È disumano decretare la condanna a morte per un piccolo ammalato. Più grave e invalidante è la sua malattia tanto più necessita di essere accudito, curato, coccolato. Chi sei tu che ti fai giudice del tuo fratello? Chi sei per dire quando una vita è degna di essere vissuta? È inutile la vita di Charlie? E la mia? E la tua? E quella di Leonardo da Vinci, Michelangelo, Carlo Magno, Cartesio, san Francesco d’Assisi? Pensa per quanti secoli l’umanità ha fatto tranquillamente a meno di loro. Il mondo evolve, cambia, si trasforma. È giusto che sia così. Ma anche invecchia come invecchiamo noi. Scultori e scrittori, scienziati, statisti, magnati, re e regine sanno di dover lasciare in un tempo più o meno breve – ma non è sempre breve il nostro tempo in confronto dell’ eternità? – il campo alle nuove generazioni che avanzano impazienti. È il gioco della vita. Può piacere o meno. È un male? Se ti avverti come un dono ricevuto, la vita è sempre bella. A qualsiasi età, a qualsiasi condizione. Ci siamo. Avremmo potuto non esserci, ma ci siamo. E questo conta non poco. Qui sta la mia dignità, la dignità di Charlie, la dignità di mio fratello devastato dal cancro, uguale a quella di chi in questo momento è il più ricco, il più bello, il più famoso del mondo.

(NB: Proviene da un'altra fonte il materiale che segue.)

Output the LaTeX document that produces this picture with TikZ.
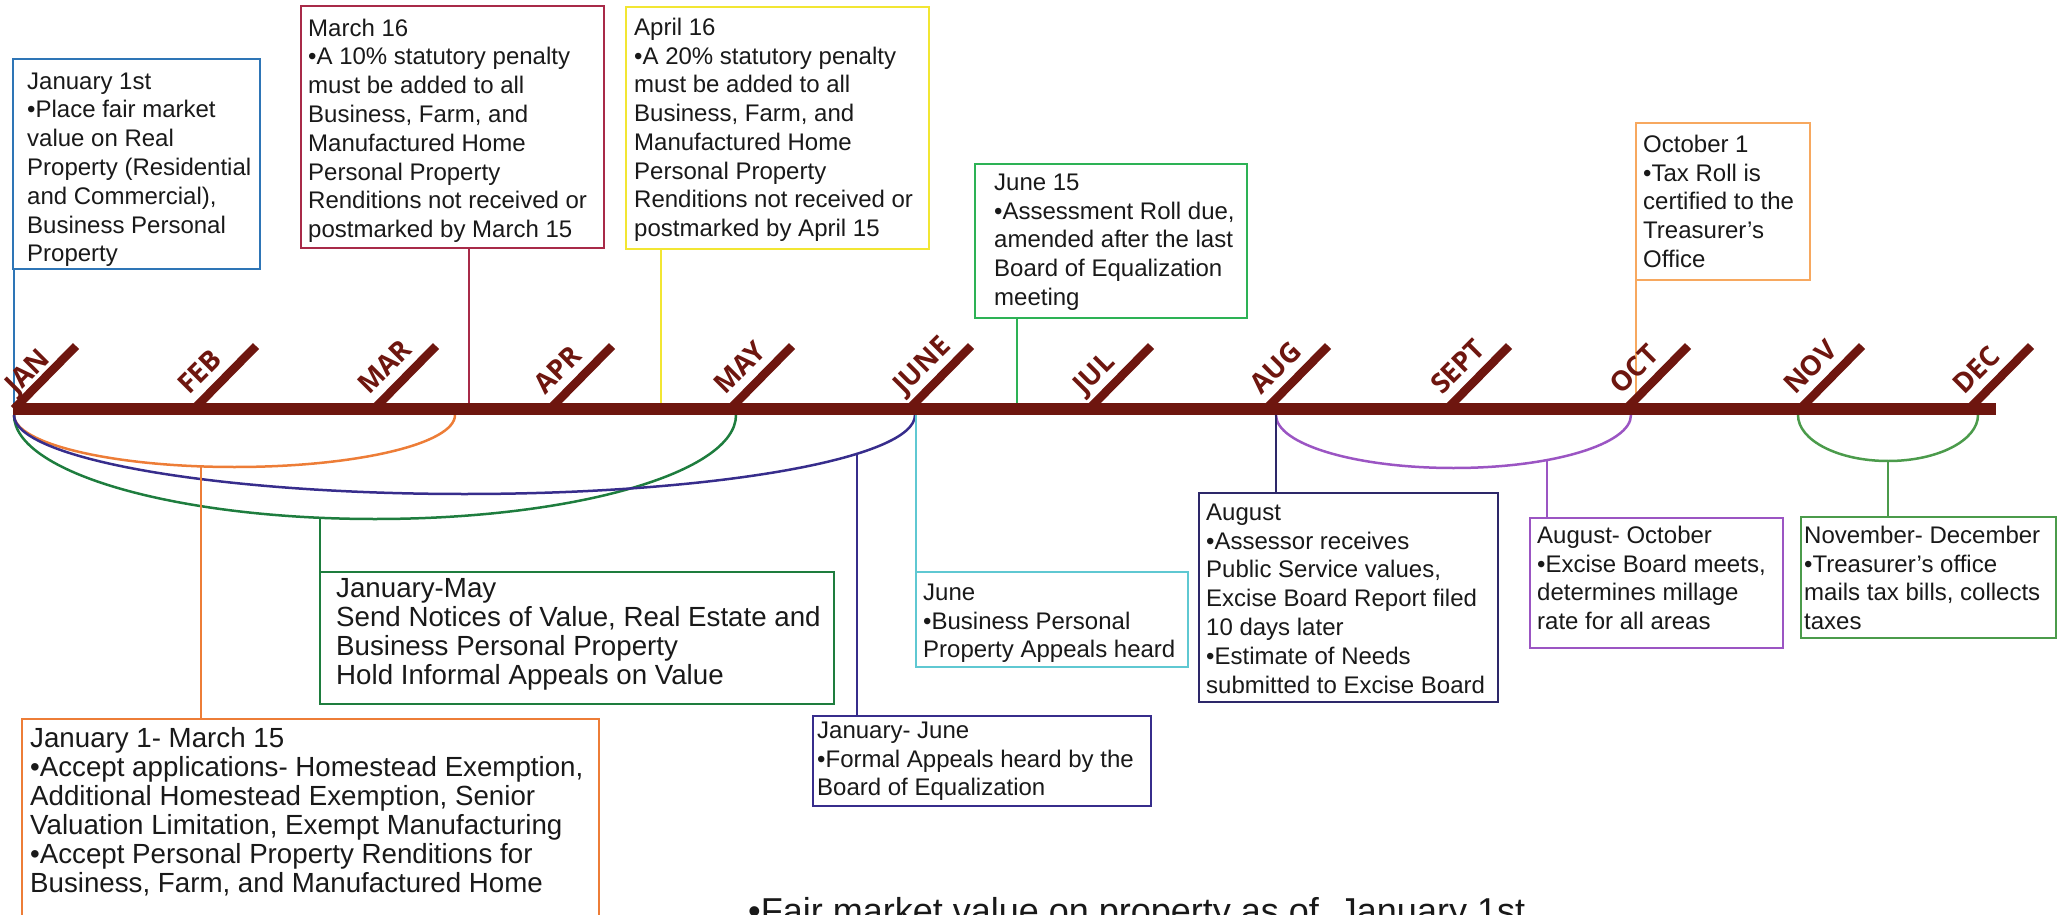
\documentclass[tikz,border=0pt]{standalone}
\usepackage{fontspec}
\setmainfont{Liberation Sans}
\newfontfamily\monthfont{Open Sans}
\usetikzlibrary{calc}
\definecolor{barred}{RGB}{110,22,15}
\definecolor{cblue}{RGB}{46,117,182}
\definecolor{ccrimson}{RGB}{168,42,72}
\definecolor{cyellow}{RGB}{242,230,50}
\definecolor{cgreen}{RGB}{45,178,85}
\definecolor{corangeL}{RGB}{247,168,95}
\definecolor{cgreenD}{RGB}{30,125,62}
\definecolor{corange}{RGB}{237,125,55}
\definecolor{cindigo}{RGB}{55,45,140}
\definecolor{cindigoD}{RGB}{45,40,105}
\definecolor{ccyan}{RGB}{95,200,210}
\definecolor{cpurple}{RGB}{155,85,195}
\definecolor{cgreenM}{RGB}{75,155,75}
\definecolor{txt}{RGB}{25,25,25}
\begin{document}
\begin{tikzpicture}[x=1pt,y=1pt,
  evbox/.style={draw=#1, line width=2.5pt, anchor=north west, inner sep=0pt, outer sep=0pt},
  evtext/.style={anchor=north west, inner sep=0pt, text=txt, font=\fontsize{24}{28.8}\selectfont},
  evtextL/.style={anchor=north west, inner sep=0pt, text=txt, font=\fontsize{27.7}{29}\selectfont},
  linkline/.style={draw=#1, line width=2pt},
  arcline/.style={draw=#1, line width=2.5pt},
  timebar/.style={draw=barred, line width=12pt},
  mtick/.style={draw=barred, line width=8.5pt},
  mlabel/.style={anchor=base west, rotate=45, inner sep=0pt, text=barred, font=\monthfont\bfseries\fontsize{27.5}{27.5}\selectfont},
]
\useasboundingbox (0,0) rectangle (2059,-915);

% ---------- month feet on the bar
\coordinate (mJAN) at (20,-403);
\coordinate (mFEB) at (200,-403);
\coordinate (mMAR) at (380,-403);
\coordinate (mAPR) at (556,-403);
\coordinate (mMAY) at (736,-403);
\coordinate (mJUN) at (915,-403);
\coordinate (mJUL) at (1095,-403);
\coordinate (mAUG) at (1272,-403);
\coordinate (mSEP) at (1453,-403);
\coordinate (mOCT) at (1632,-403);
\coordinate (mNOV) at (1806,-403);
\coordinate (mDEC) at (1975,-403);

% ---------- upper boxes
\node[evbox=cblue, minimum width=247, minimum height=210] (b1) at (13,-59) {};
\node[evtext] (t1) at (27,-68.84) {\begin{tabular}{@{}l@{}}January 1st\\ •Place fair market\\ value on Real\\ Property (Residential\\ and Commercial),\\ Business Personal\\ Property\end{tabular}};

\node[evbox=ccrimson, minimum width=303, minimum height=242] (b2) at (301,-6) {};
\node[evtext] (t2) at (308,-15.84) {\begin{tabular}{@{}l@{}}March 16\\ •A 10\% statutory penalty\\ must be added to all\\ Business, Farm, and\\ Manufactured Home\\ Personal Property\\ Renditions not received or\\ postmarked by March 15\end{tabular}};

\node[evbox=cyellow, minimum width=303, minimum height=242] (b3) at (626,-7) {};
\node[evtext] (t3) at (634,-14.84) {\begin{tabular}{@{}l@{}}April 16\\ •A 20\% statutory penalty\\ must be added to all\\ Business, Farm, and\\ Manufactured Home\\ Personal Property\\ Renditions not received or\\ postmarked by April 15\end{tabular}};

\node[evbox=cgreen, minimum width=272, minimum height=154] (b4) at (975,-164) {};
\node[evtext] (t4) at (994,-169.84) {\begin{tabular}{@{}l@{}}June 15\\ •Assessment Roll due,\\ amended after the last\\ Board of Equalization\\ meeting\end{tabular}};

\node[evbox=corangeL, minimum width=174, minimum height=157] (b5) at (1636,-123) {};
\node[evtext] (t5) at (1643,-131.84) {\begin{tabular}{@{}l@{}}October 1\\ •Tax Roll is\\ certified to the\\ Treasurer’s\\ Office\end{tabular}};

% ---------- lower boxes
\node[evbox=cgreenD, minimum width=514, minimum height=132] (b6) at (320,-572) {};
\node[evtextL] (t6) at (336,-577.3) {\begin{tabular}{@{}l@{}}January-May\\ Send Notices of Value, Real Estate and\\ Business Personal Property\\ Hold Informal Appeals on Value\end{tabular}};

\node[evbox=corange, minimum width=577, minimum height=215] (b7) at (22,-719) {};
\node[evtextL] (t7) at (30,-727.2) {\begin{tabular}{@{}l@{}}January 1- March 15\\ •Accept applications- Homestead Exemption,\\ Additional Homestead Exemption, Senior\\ Valuation Limitation, Exempt Manufacturing\\ •Accept Personal Property Renditions for\\ Business, Farm, and Manufactured Home\end{tabular}};

\node[evbox=cindigo, minimum width=338, minimum height=90] (b8) at (813,-716) {};
\node[evtext] (t8) at (817,-717.84) {\begin{tabular}{@{}l@{}}January- June\\ •Formal Appeals heard by the\\ Board of Equalization\end{tabular}};

\node[evbox=ccyan, minimum width=272, minimum height=95] (b9) at (916,-572) {};
\node[evtext] (t9) at (923,-579.84) {\begin{tabular}{@{}l@{}}June\\ •Business Personal\\ Property Appeals heard\end{tabular}};

\node[evbox=cindigoD, minimum width=299, minimum height=209] (b10) at (1199,-493) {};
\node[evtext] (t10) at (1206,-499.84) {\begin{tabular}{@{}l@{}}August\\ •Assessor receives\\ Public Service values,\\ Excise Board Report filed\\ 10 days later\\ •Estimate of Needs\\ submitted to Excise Board\end{tabular}};

\node[evbox=cpurple, minimum width=253, minimum height=130] (b11) at (1530,-518) {};
\node[evtext] (t11) at (1537,-522.84) {\begin{tabular}{@{}l@{}}August- October\\ •Excise Board meets,\\ determines millage\\ rate for all areas\end{tabular}};

\node[evbox=cgreenM, minimum width=255, minimum height=121] (b12) at (1801,-517) {};
\node[evtext] (t12) at (1804,-522.84) {\begin{tabular}{@{}l@{}}November- December\\ •Treasurer’s office\\ mails tax bills, collects\\ taxes\end{tabular}};

% ---------- connectors from upper boxes to the bar
\coordinate (p1) at (13.5,-405);
\coordinate (p2) at (469,-405);
\coordinate (p3) at (661,-405);
\coordinate (p4) at (1017,-405);
\coordinate (p5) at (1636,-405);
\draw[linkline=cblue] (p1 |- b1.south) -- (p1);
\draw[linkline=ccrimson] (p2 |- b2.south) -- (p2);
\draw[linkline=cyellow] (p3 |- b3.south) -- (p3);
\draw[linkline=cgreen] (p4 |- b4.south) -- (p4);
\draw[linkline=corangeL] (p5 |- b5.south) -- (p5);

% ---------- spans under the bar
\draw[arcline=corange] (14,-415) arc[start angle=180, end angle=360, x radius=220.5, y radius=52];
\draw[arcline=cgreenD] (14,-415) arc[start angle=180, end angle=360, x radius=361, y radius=104];
\draw[arcline=cindigo] (14,-415) arc[start angle=180, end angle=360, x radius=450.5, y radius=79];
\draw[arcline=cpurple] (1276,-415) arc[start angle=180, end angle=360, x radius=177.5, y radius=53];
\draw[arcline=cgreenM] (1798,-415) arc[start angle=180, end angle=360, x radius=90, y radius=46];

\coordinate (s7) at ($(234.5,-415)+(261.3:220.5 and 52)$);
\coordinate (s6) at ($(375,-415)+(261.3:361 and 104)$);
\coordinate (s8) at ($(464.5,-415)+(330.6:450.5 and 79)$);
\coordinate (s11) at ($(1453.5,-415)+(301.8:177.5 and 53)$);
\coordinate (s12) at ($(1888,-415)+(270:90 and 46)$);
\coordinate (q9) at (916,-413);
\coordinate (q10) at (1276,-413);

\draw[linkline=corange] (s7) -- (s7 |- b7.north);
\draw[linkline=cgreenD] (s6) -- (s6 |- b6.north);
\draw[linkline=cindigo] (s8) -- (s8 |- b8.north);
\draw[linkline=cpurple] (s11) -- (s11 |- b11.north);
\draw[linkline=cgreenM] (s12) -- (s12 |- b12.north);
\draw[linkline=ccyan] (q9) -- (q9 |- b9.north);
\draw[linkline=cindigoD] (q10) -- (q10 |- b10.north);

% ---------- timeline bar, ticks, month labels
\draw[timebar] (13,-409) -- (1996,-409);
\foreach \m/\lab/\dx in {mJAN/JAN/-4, mFEB/FEB/-11, mMAR/MAR/-11, mAPR/APR/-11, mMAY/MAY/-11, mJUN/JUNE/-11, mJUL/JUL/-11, mAUG/AUG/-11, mSEP/SEPT/-11, mOCT/OCT/-11, mNOV/NOV/-11, mDEC/DEC/-11}{
  \draw[mtick] ($(\m)+(-6,-6)$) -- ($(\m)+(56,57)$);
  \node[mlabel] (l\lab) at ($(\m)+(\dx,7)$) {\lab};
}

% ---------- bottom note
\node[anchor=base west, inner sep=0pt, text=txt, font=\fontsize{36}{40}\selectfont] (note) at (748,-923) {•Fair market value on property as of\ \ January 1st};
\end{tikzpicture}
\end{document}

Tutto passa. Resta la domanda: in quale mare va a gettarsi il fiume della mia stupenda, meravigliosa, unica e irripetibile vita? O finirà per disperdersi tra la sabbia di un deserto? Occorre imparare a godere delle piccole cose, a prendersi cura di chi ha bisogno del nostro aiuto, del nostro affetto, della nostra parola, del nostro conforto. No, nel nome di Dio amante della vita, non uccidiamo Charlie. Non rendiamoci complici di un male tanto atroce. Il piccolo non può difendersi, curiamolo. Impegniamoci a rendere i suoi giorni e quelli dei suoi genitori, meno faticosi, meno dolorosi, più sopportabili. Rimaniamo accanto a questa famiglia che abbiamo imparato ad amare. Charlie ha tanto da insegnarci. La sua culla è una cattedra da cui ci arriva la più grande lezione sul valore della vita. Non usiamo la violenza, non sporchiamoci le mani, non cediamo al ricatto. È pericolosissimo. I bambini che ci guardano si convinceranno che eliminare il debole può essere lecito. E si convinceranno che sia lecito fare i bulli e umiliare i poveri. Il razzismo da questa decisione riprenderà vigore.

Non eliminiamo Abele, ne risentirebbe anche il dovere di non condannare a morte Caino. Se per Caino che ha sbagliato, è stato cattivo, ci ha fatto soffrire vogliamo che continui a vivere, quanto più per Abele, l’ innocente, gridiamo la nostra indignazione davanti a una probabile condanna a morte. Abele-Charlie sta sfidando la nostra umanità, ci chiede la carità di essere lasciato in vita. La storia del piccolo Charlie ci sta lacerando. Ci sta spaccando il cuore. Se dovessimo assistere alla sua morte, con lui moriremo in tanti. Di dolore, di angoscia, di impotenza, di scoraggiamento. Fratelli, non uccidete Charlie. Non rinunciamo a rimanere uomini.